## Splitting data

In [3]:
import pandas as pd
import spacy
import umap
import numpy as np

from pathlib import Path
import sys
sys.path.append('..')

import warnings
warnings.filterwarnings('ignore')

from ml_editor.data_processing import format_raw_df, get_random_train_test_split, get_vectorized_inputs_and_label, get_split_by_author

data_path = Path('../data/writers.csv')
df = pd.read_csv(data_path)
df = format_raw_df(df.copy())

### Random Split

In [4]:
train_df_rand, test_df_rand = get_random_train_test_split(df[df['is_question']], test_size=0.3, random_state=42)

In [5]:
print('{} questions in training, {} in test'.format(len(train_df_rand), len(test_df_rand)))
train_owners = set(train_df_rand['OwnerUserId'].values)
test_owners = set(test_df_rand['OwnerUserId'].values)

print('{} different owners in the training set'.format(len(train_owners)))
print('{} different owners in the testing set'.format(len(test_owners)))
print('{} owners appear in both sets'.format(len(train_owners.intersection(test_owners))))

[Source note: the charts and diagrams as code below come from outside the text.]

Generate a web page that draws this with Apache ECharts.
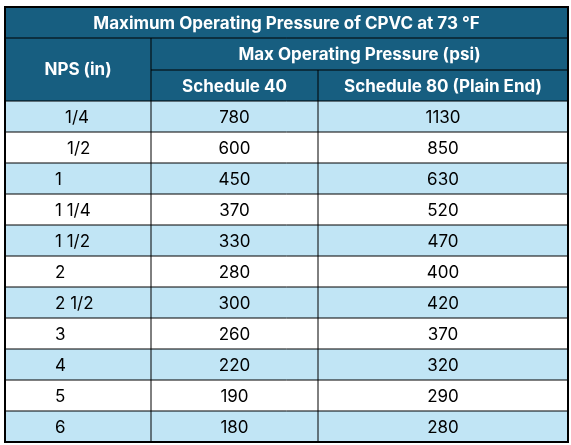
<!DOCTYPE html>
<html><head><meta charset="utf-8">
<script src="https://cdn.jsdelivr.net/npm/echarts@6/dist/echarts.min.js"></script>
<style>html,body{margin:0;padding:0;background:#fff}#c{width:571px;height:445px}</style>
</head><body><div id="c"></div>
<script>
const title = 'Maximum Operating Pressure of CPVC at 73 °F';
const groupHeader = 'Max Operating Pressure (psi)';
const colHeaders = ['NPS (in)', 'Schedule 40', 'Schedule 80 (Plain End)'];
const nps = ['1/4', '1/2', '1', '1 1/4', '1 1/2', '2', '2 1/2', '3', '4', '5', '6'];
const sch40 = [780, 600, 450, 370, 330, 280, 300, 260, 220, 190, 180];
const sch80 = [1130, 850, 630, 520, 470, 400, 420, 370, 320, 290, 280];

const chart = echarts.init(document.getElementById('c'));
const L = 5, R = 568, T = 7, B = 442;
const xs = [L, 151, 318, R];
const hdr = [T, 38, 70, 101];
const rowH = (B - hdr[3]) / nps.length;
const npsX = [65, 67, 55, 55, 55, 55, 55, 55, 55, 55, 55];
const dark = '#175E80', light = '#C1E5F5';
const font = 'Inter, "Noto Sans", sans-serif';
const g = [];
// spreadsheet faint gridlines
g.push({type:'rect', shape:{x:0,y:0,width:571,height:445}, style:{fill:'#fff'}});
// headers
g.push({type:'rect', shape:{x:L,y:hdr[0],width:R-L,height:hdr[3]-hdr[0]}, style:{fill:dark}});
g.push({type:'text', style:{text:title, x:(L+R)/2, y:(hdr[0]+hdr[1])/2+1, align:'center', verticalAlign:'middle', fill:'#fff', font:'bold 17px '+font}});
g.push({type:'text', style:{text:colHeaders[0], x:(xs[0]+xs[1])/2, y:(hdr[1]+hdr[3])/2, align:'center', verticalAlign:'middle', fill:'#fff', font:'bold 17px '+font}});
g.push({type:'text', style:{text:groupHeader, x:(xs[1]+xs[3])/2, y:(hdr[1]+hdr[2])/2+1, align:'center', verticalAlign:'middle', fill:'#fff', font:'bold 17px '+font}});
g.push({type:'text', style:{text:colHeaders[1], x:(xs[1]+xs[2])/2, y:(hdr[2]+hdr[3])/2+1, align:'center', verticalAlign:'middle', fill:'#fff', font:'bold 17px '+font}});
g.push({type:'text', style:{text:colHeaders[2], x:(xs[2]+xs[3])/2, y:(hdr[2]+hdr[3])/2+1, align:'center', verticalAlign:'middle', fill:'#fff', font:'bold 17px '+font}});
const line = (x1,y1,x2,y2,w)=>g.push({type:'line', shape:{x1,y1,x2,y2}, style:{stroke:'#000', lineWidth:w||1}});
// rows
nps.forEach((n,i)=>{
  const y = hdr[3] + i*rowH;
  g.push({type:'rect', shape:{x:L,y:y,width:R-L,height:rowH}, style:{fill: i%2===0 ? light : '#fff'}});
  const cy = y + rowH/2 + 1;
  g.push({type:'text', style:{text:n, x:npsX[i], y:cy, align:'left', verticalAlign:'middle', fill:'#000', font:'17px '+font}});
  g.push({type:'text', style:{text:String(sch40[i]), x:(xs[1]+xs[2])/2, y:cy, align:'center', verticalAlign:'middle', fill:'#000', font:'17px '+font}});
  g.push({type:'text', style:{text:String(sch80[i]), x:(xs[2]+xs[3])/2, y:cy, align:'center', verticalAlign:'middle', fill:'#000', font:'17px '+font}});
  line(L, y, R, y);
});
// header lines
line(L, hdr[1], R, hdr[1]);
line(xs[1], hdr[2], R, hdr[2]);
line(xs[1], hdr[1], xs[1], B);
line(xs[2], hdr[2], xs[2], B);
// outer border
g.push({type:'rect', shape:{x:L,y:T,width:R-L,height:B-T}, style:{fill:null, stroke:'#000', lineWidth:2}});
chart.setOption({animation:false, graphic:{elements:g}});
</script></body></html>
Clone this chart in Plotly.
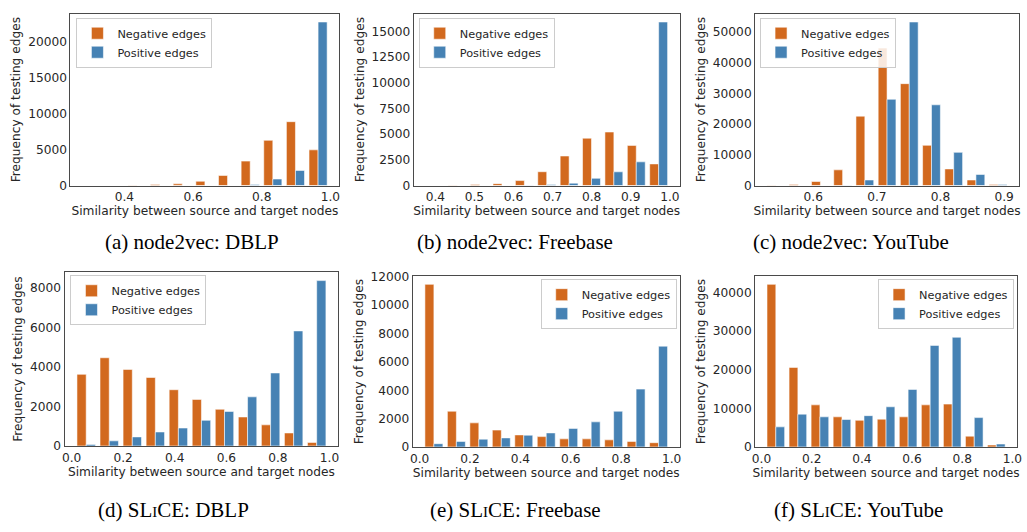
import numpy as np
import plotly.graph_objects as go

NEG_COLOR = "#D2691E"
POS_COLOR = "#4682B4"
N_BINS = 11

# Panel captions
captions = ["(a) node2vec: DBLP", "(b) node2vec: Freebase", "(c) node2vec: YouTube",
            "(d) SL<span style='font-size:15px'>I</span>CE: DBLP",
            "(e) SL<span style='font-size:15px'>I</span>CE: Freebase",
            "(f) SL<span style='font-size:15px'>I</span>CE: YouTube"]

# Similarity range covered by the histogram bins (min, max)
range_a = (0.272, 0.997)
range_b = (0.370, 1.000)
range_c = (0.524, 0.908)
range_d = (0.012, 0.995)
range_e = (0.012, 0.993)
range_f = (0.013, 0.980)

# Counts per bin (11 bins)
neg_a = [3, 10, 30, 130, 230, 590, 1400, 3400, 6300, 8900, 4970]
pos_a = [0, 0, 0, 0, 0, 0, 10, 150, 900, 2100, 22800]
neg_b = [5, 20, 100, 180, 480, 1340, 2870, 4600, 5200, 3900, 2100]
pos_b = [0, 0, 0, 0, 20, 100, 230, 700, 1330, 2300, 15900]
neg_c = [50, 300, 1300, 5100, 22600, 44800, 33200, 13100, 5400, 1800, 300]
pos_c = [0, 0, 0, 60, 1800, 28100, 53300, 26300, 10800, 3600, 300]
neg_d = [3630, 4470, 3880, 3470, 2850, 2360, 1860, 1470, 1070, 660, 180]
pos_d = [80, 260, 460, 710, 910, 1300, 1750, 2490, 3700, 5830, 8380]
neg_e = [11470, 2520, 1700, 1190, 850, 730, 570, 570, 500, 390, 300]
pos_e = [230, 390, 550, 640, 830, 990, 1310, 1770, 2520, 4080, 7110]
neg_f = [42100, 20600, 10900, 7800, 6900, 7200, 7800, 10900, 11100, 2800, 500]
pos_f = [5200, 8500, 7800, 7100, 8100, 10400, 14900, 26300, 28400, 7600, 760]

# Tick settings
x_dtick = [0.2, 0.1, 0.1, 0.2, 0.2, 0.2]
y_dtick = [5000, 2500, 10000, 2000, 2000, 10000]

ranges = [range_a, range_b, range_c, range_d, range_e, range_f]
negs = [neg_a, neg_b, neg_c, neg_d, neg_e, neg_f]
poss = [pos_a, pos_b, pos_c, pos_d, pos_e, pos_f]

W, H = 1027, 532
# plot-area boxes in pixels: left, right, top, bottom
boxes = [(68, 339, 8, 184), (414, 682, 8, 184), (758, 1024, 8, 184),
         (62, 338, 273, 451), (413, 682, 277, 452), (758, 1022, 277, 452)]
# legend anchors in pixels: x, y, xanchor
legend_pos = [(74, 12, "left"), (419, 12, "left"), (763, 12, "left"),
              (68, 276, "left"), (679, 280, "right"), (1019, 280, "right")]
caption_pos = [(190, 242), (516, 242), (855, 242), (172, 517), (517, 517), (862, 517)]

font_fam = "DejaVu Sans"
tick_font = dict(family=font_fam, size=12.2, color="#262626")
title_font = dict(family=font_fam, size=12.2, color="#262626")

fig = go.Figure()
layout = dict(width=W, height=H, margin=dict(l=0, r=0, t=0, b=0),
              paper_bgcolor="white", plot_bgcolor="white",
              barmode="group", bargap=0.2, bargroupgap=0.0,
              annotations=[])

for i in range(6):
    lo, hi = ranges[i]
    edges = np.linspace(lo, hi, N_BINS + 1)
    w = edges[1] - edges[0]
    centers = (edges[:-1] + edges[1:]) / 2
    sfx = "" if i == 0 else str(i + 1)
    leg = "legend" if i == 0 else f"legend{i + 1}"
    for name, vals, col in [("Negative edges", negs[i], NEG_COLOR),
                            ("Positive edges", poss[i], POS_COLOR)]:
        fig.add_trace(go.Bar(x=centers, y=vals, name=name, xaxis="x" + sfx, yaxis="y" + sfx,
                             marker=dict(color=col, line=dict(color="rgba(255,255,255,0.55)", width=1)),
                             legend=leg, offsetgroup=name))
    left_ext = edges[0] + 0.1 * w
    right_ext = edges[-1] - 0.1 * w
    span = right_ext - left_ext
    xr = [left_ext - 0.05 * span, right_ext + 0.05 * span]
    ymax = max(max(negs[i]), max(poss[i])) * 1.05
    l, r, t, b = boxes[i]
    axis_common = dict(showline=True, linecolor="#4a4a4a", linewidth=1, mirror=True,
                       showgrid=False, zeroline=False, ticks="", tickfont=tick_font)
    layout["xaxis" + sfx] = dict(domain=[l / W, r / W], anchor="y" + sfx, range=xr,
                                 dtick=x_dtick[i], tick0=0, tickformat=".1f",
                                 title=dict(text="Similarity between source and target nodes",
                                            font=title_font, standoff=1),
                                 **axis_common)
    layout["yaxis" + sfx] = dict(domain=[1 - b / H, 1 - t / H], anchor="x" + sfx, range=[0, ymax],
                                 dtick=y_dtick[i], tickformat="d",
                                 title=dict(text="Frequency of testing edges",
                                            font=title_font, standoff=4),
                                 **axis_common)
    lx, ly, xa = legend_pos[i]
    layout[leg] = dict(x=lx / W, y=1 - ly / H, xanchor=xa, yanchor="top",
                       xref="paper", yref="paper",
                       bgcolor="rgba(255,255,255,0.85)", bordercolor="#cccccc", borderwidth=1,
                       font=dict(family=font_fam, size=11.3, color="#262626"),
                       tracegroupgap=0, itemwidth=30)
    cx, cy = caption_pos[i]
    layout["annotations"].append(dict(text=captions[i], x=cx / W, y=1 - cy / H,
                                      xref="paper", yref="paper", showarrow=False,
                                      xanchor="center", yanchor="middle",
                                      font=dict(family="Liberation Serif", size=21, color="black")))

fig.update_layout(**layout)
fig.write_html("out.html")
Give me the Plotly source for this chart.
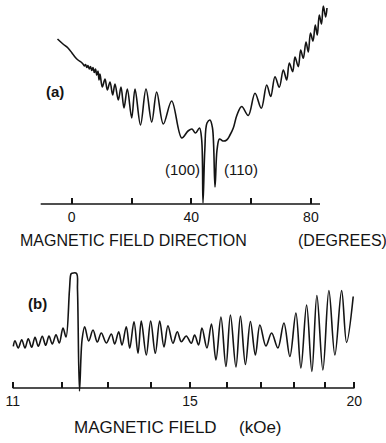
import plotly.graph_objects as go

# ---- Panel (a): signal vs magnetic field direction (degrees) ----
a_deg = [-4.75, -2.91, -1.24, 0.10, 1.10, 2.11, 3.11, 3.78, 4.21, 4.62, 5.05, 5.45, 5.89, 6.29,
         6.72, 7.12, 7.56, 7.96, 8.39, 8.80, 9.13, 9.46, 10.23, 11.14, 11.91, 12.81, 13.71, 14.48,
         15.59, 16.49, 17.49, 18.60, 20.07, 21.17, 23.01, 24.85, 26.76, 28.43, 30.64, 33.44, 36.79,
         38.90, 40.23, 41.40, 42.74, 43.48, 43.91, 44.52, 45.25, 46.25, 47.09, 47.93, 48.60, 49.43,
         50.60, 51.84, 52.94, 54.05, 55.28, 56.86, 59.06, 61.30, 63.41, 65.22, 66.56, 67.99, 69.43,
         70.77, 71.91, 72.78, 73.91, 74.68, 75.79, 76.59, 77.46, 78.36, 79.13, 79.87, 80.70, 81.47,
         82.14, 82.81, 83.54, 84.15, 84.95, 85.38]
a_sig = [165, 160, 156, 151, 147, 144, 142, 140, 138, 139.5, 136.5, 138.5, 135, 137.5,
         133.5, 136.5, 131.5, 135, 129, 133, 124, 130, 117, 125, 114, 122, 109, 120,
         104, 117, 96, 115, 86, 115, 79, 115, 82, 112, 80, 103, 66,
         73, 75, 71, 76, 64, 1, 54, 81, 84, 76, 17, 54, 65,
         63, 64, 69, 76, 89, 97.5, 88.5, 110.7, 95.7, 119, 107.5, 127.3, 116.7,
         134, 124, 141, 132.3, 147, 137.3, 154, 145.7, 162, 152, 171, 163, 179,
         169, 189, 180, 198, 187, 196]
a_tickvals = [0, 20, 40, 60, 80]
a_ticktext = ["0", "", "40", "", "80"]

# ---- Panel (b): signal vs magnetic field (kOe) ----
b_field = [11.012, 11.044, 11.108, 11.175, 11.239, 11.304, 11.372, 11.438, 11.504, 11.584,
           11.654, 11.721, 11.789, 11.866, 11.935, 12.012, 12.076, 12.149, 12.181, 12.203,
           12.299, 12.321, 12.364, 12.419, 12.477, 12.565, 12.660, 12.755, 12.845, 12.958,
           13.072, 13.150, 13.242, 13.319, 13.419, 13.500, 13.601, 13.697, 13.776, 13.897,
           14.004, 14.118, 14.227, 14.334, 14.434, 14.561, 14.672, 14.775, 14.904, 15.035,
           15.124, 15.230, 15.319, 15.454, 15.576, 15.699, 15.837, 15.976, 16.102, 16.258,
           16.386, 16.530, 16.675, 16.821, 16.954, 17.133, 17.305, 17.497, 17.682, 17.868,
           18.057, 18.215, 18.398, 18.569, 18.732, 18.930, 19.130, 19.332, 19.561, 19.731,
           19.962]
b_sig = [41.7, 47.3, 40, 48.3, 40, 49.3, 40.7, 50.7, 41.7, 51.7,
         42.7, 52, 44, 53.3, 45, 60, 51, 98, 114, 114.7,
         114.7, 98, -3, 48, 61.3, 47, 58, 46, 55, 45,
         54, 44, 56.3, 43, 61.3, 39.7, 66.3, 34.7, 67, 33,
         67, 34.7, 67, 41, 62.3, 44.7, 56.3, 46.3, 52, 44.7,
         53, 43, 60, 40, 64, 28, 71, 21.5, 73, 21,
         72, 23.5, 66.5, 33, 63, 42, 55, 40, 65, 31.5,
         75, 20, 83, 16.5, 92.5, 18, 97.5, 33, 97.5, 45.5,
         91.5]
b_tickvals = [11, 12, 13, 14, 15, 16, 17, 18, 19, 20]
b_ticktext = ["11", "", "", "", "15", "", "", "", "", "20"]

W, H = 386, 443
INK = "#141414"
FONT = "Liberation Sans, Arial, sans-serif"

def py(p):
    return 1 - p / H

def px(p):
    return p / W

fig = go.Figure()
fig.add_trace(go.Scatter(x=a_deg, y=a_sig, mode="lines", xaxis="x", yaxis="y",
                         line=dict(color=INK, width=1.6, shape="spline", smoothing=1.0),
                         showlegend=False, hoverinfo="skip"))
fig.add_trace(go.Scatter(x=b_field, y=b_sig, mode="lines", xaxis="x2", yaxis="y2",
                         line=dict(color=INK, width=1.6, shape="spline", smoothing=1.0),
                         showlegend=False, hoverinfo="skip"))

tickfont = dict(family=FONT, size=14, color=INK)
fig.update_layout(
    width=W, height=H, margin=dict(l=0, r=0, t=0, b=0),
    paper_bgcolor="white", plot_bgcolor="rgba(0,0,0,0)",
    xaxis=dict(domain=[0, 1], range=[-23.98, 105.12], anchor="free", position=py(204),
               showgrid=False, zeroline=False, showline=False,
               tickmode="array", tickvals=a_tickvals, ticktext=a_ticktext,
               ticks="inside", ticklen=6, tickwidth=1.5, tickcolor=INK,
               tickfont=tickfont, ticklabelstandoff=3),
    yaxis=dict(domain=[py(210), 1], range=[-6, 204], visible=False),
    xaxis2=dict(domain=[0, 1], type="log", range=[1.03174, 1.32512], anchor="free",
                position=py(388), showgrid=False, zeroline=False, showline=False,
                tickmode="array", tickvals=b_tickvals, ticktext=b_ticktext,
                ticks="inside", ticklen=6, tickwidth=1.5, tickcolor=INK,
                tickfont=tickfont, ticklabelstandoff=3),
    yaxis2=dict(domain=[py(395), py(260)], range=[-7, 128], visible=False),
    shapes=[
        dict(type="line", xref="paper", yref="paper", x0=px(40.7), x1=px(320),
             y0=py(204), y1=py(204), line=dict(color=INK, width=1.6)),
        dict(type="line", xref="paper", yref="paper", x0=px(12.7), x1=px(354.5),
             y0=py(388), y1=py(388), line=dict(color=INK, width=1.6)),
    ],
)

def ann(text, x, y, size=16, xanchor="center"):
    fig.add_annotation(text=text, x=px(x), y=py(y), xref="paper", yref="paper",
                       showarrow=False, xanchor=xanchor, yanchor="middle",
                       font=dict(family=FONT, size=size, color=INK))

ann("<b>(a)</b>", 55, 91, 15)
ann("(100)", 182, 169, 15)
ann("(110)", 241, 169, 15)
ann("MAGNETIC FIELD DIRECTION", 18, 240, 16, "left")
ann("(DEGREES)", 342.5, 240, 16)
ann("<b>(b)</b>", 37, 303, 15)
ann("MAGNETIC FIELD", 71.7, 427, 17, "left")
ann("(kOe)", 260.5, 427, 17)

fig.write_html("out.html")
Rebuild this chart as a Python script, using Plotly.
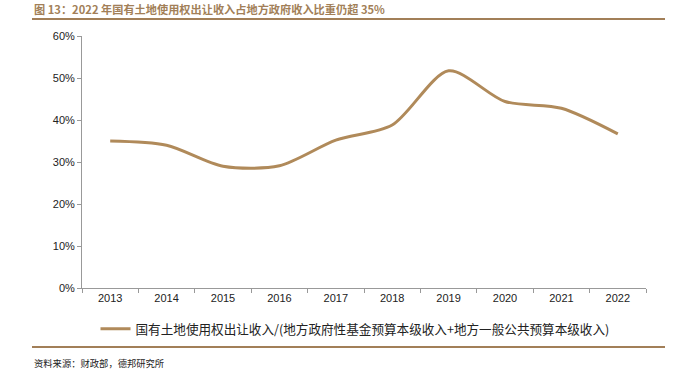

5579 questions in training, 2392 in test
2968 different owners in the training set
1496 different owners in the testing set
574 owners appear in both sets


### Author Split
Some authors may be more skilled at asking questions than others. If an author appears in both the training and test set, a model could successfully predict the performance of their questions simply by successfully identifying the author. Note that simply removing the `AuthorId` from the set of features does not fully solve this problem, as the formulation of a question may be author specific (especially if some authors include their signature).

To make sure we are accurately judging question quality, we would want to make sure that a given author only appears in either the training set or the validation set. This guarantees that a model will not be able to leverage information to identify a given author and use it to predict more easily.

To remove this potential source of bias, let's split data by author.

In [7]:
train_author, test_author = get_split_by_author(df[df['is_question']], test_size=0.3, random_state=42)

print('{} questions in training, {} in test.'.format(len(train_author), len(test_author)))
train_owners = set(train_author['OwnerUserId'].values)
test_owners = set(test_author['OwnerUserId'].values)

print('{} different owners in the training set.'.format(len(train_owners)))
print('{} different owners in the test set.'.format(len(test_owners)))
print('{} owners appear in both sets '.format(len(train_owners.intersection(test_owners))))

5495 questions in training, 2476 in test.
2723 different owners in the training set.
1167 different owners in the test set.
0 owners appear in both sets 


Going forward we will use the author split, but there are other methods of splitting data for other types of data. For example, we may want to use a time-based split in order to see whether training on questions written in a given period can produce a model that works well on questions from a more recent period.